We are proud to stay connected with contributors over time and support them in their professional growth. The Meilisearch team is currently full, but if I had to hire developers, I already know I would contact our main contributors first. We appreciate keeping in touch with many other contributors, following their careers, celebrating their milestones, and sometimes meeting them in person (although it’s rare, that’s the drawback of open-source: the community is spread all over the world!).
Giving back to open-source
We’ve received a lot from the open-source community, so it’s important for us, as a company, to give back in multiple ways, as much as we can:
Every Meilisearch employee can support open-source projects financially (up to €50/month).
We heavily use open-source libraries, and sometimes Meilisearch is even one of the main users, like for Actix. Thanks to Meilisearch, these libraries can improve their product by pushing the limits of their own project with us.
We contribute back to projects, like Lindera (our Japanese tokenizer) or LMDB (our internal database). Also, Kero, CTO of Meilisarch, is the maintainer of Roaring-rs, the Rust version Roaring Bitmap.

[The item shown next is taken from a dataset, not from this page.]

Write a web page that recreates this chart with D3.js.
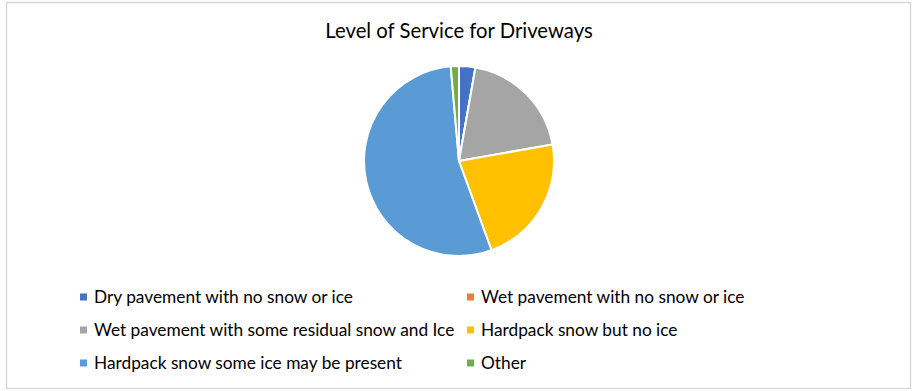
<!DOCTYPE html>
<html>
<head>
<meta charset="utf-8">
<script src="https://cdn.jsdelivr.net/npm/d3@7/dist/d3.min.js"></script>
<style>
  html, body { margin: 0; padding: 0; background: #fff; }
  svg { display: block; }
</style>
</head>
<body>
<svg id="chart" width="916" height="391"></svg>
<script>
// Survey responses: level of service expected for driveways
const categories = [
  "Dry pavement with no snow or ice",
  "Wet pavement with no snow or ice",
  "Wet pavement with some residual snow and Ice",
  "Hardpack snow but no ice",
  "Hardpack snow some ice may be present",
  "Other"
];
const responses = [2, 0, 14, 16, 39, 1];
const sliceColors = ["#4472C4", "#ED7D31", "#A5A5A5", "#FFC000", "#5B9BD5", "#70AD47"];
const chartTitle = "Level of Service for Driveways";

const W = 916, H = 391;
const svg = d3.select("#chart");
const font = "Lato, 'Open Sans', sans-serif";

// Chart frame
svg.append("rect")
  .attr("x", 6.5).attr("y", 2.5)
  .attr("width", 904).attr("height", 386)
  .attr("fill", "#fff")
  .attr("stroke", "#d9d9d9")
  .attr("stroke-width", 1.5);

// Title
svg.append("text")
  .attr("x", 459).attr("y", 38)
  .attr("text-anchor", "middle")
  .attr("font-family", font)
  .attr("font-size", 20.3)
  .attr("fill", "#000")
  .text(chartTitle);

// Pie
const data = categories.map((c, i) => ({ name: c, value: responses[i], color: sliceColors[i] }));
const pie = d3.pie().sort(null).value(d => d.value).startAngle(0).endAngle(2 * Math.PI);
const radius = 95;
const arc = d3.arc().innerRadius(0).outerRadius(radius);

const g = svg.append("g").attr("transform", "translate(459,161)");
g.selectAll("path")
  .data(pie(data))
  .join("path")
  .attr("d", arc)
  .attr("fill", d => d.data.color)
  .attr("stroke", "#fff")
  .attr("stroke-width", 2)
  .attr("stroke-linejoin", "round");

// Legend: two columns, three rows
const colX = [80, 467];
const rowY = [297, 330, 363];
const legend = svg.append("g");
data.forEach((d, i) => {
  const x = colX[i % 2], y = rowY[Math.floor(i / 2)];
  const item = legend.append("g");
  item.append("rect")
    .attr("x", x).attr("y", y - 3.5)
    .attr("width", 7).attr("height", 7)
    .attr("fill", d.color);
  item.append("text")
    .attr("x", x + 14).attr("y", y)
    .attr("dy", "0.35em")
    .attr("font-family", font)
    .attr("font-size", 17.3)
    .attr("fill", "#000")
    .text(d.name);
});
</script>
</body>
</html>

We open-source the tools we build internally when they can be useful for others, like:
Segment, the Rust library for Segment tool (forked and improved from an abandoned project)
Cargo-flaky, a Rust tool to spot flaky tests
A heartfelt thank you!
Building an open-source project like Meilisearch has never been just about writing code. It’s about building a community: a group of people who care about the product, contribute their ideas, and help move it forward, one step at a time.
Looking back over the past six years, it’s clear we couldn’t have achieved everything we did without our contributors. They helped us grow faster, make better decisions, and create a stronger, more reliable product. They challenged us, supported us, and sometimes even joined us as full team members.
We are deeply grateful for everything the community has brought us. And we are proud to keep giving back whenever we can.
Thank you for being part of this journey.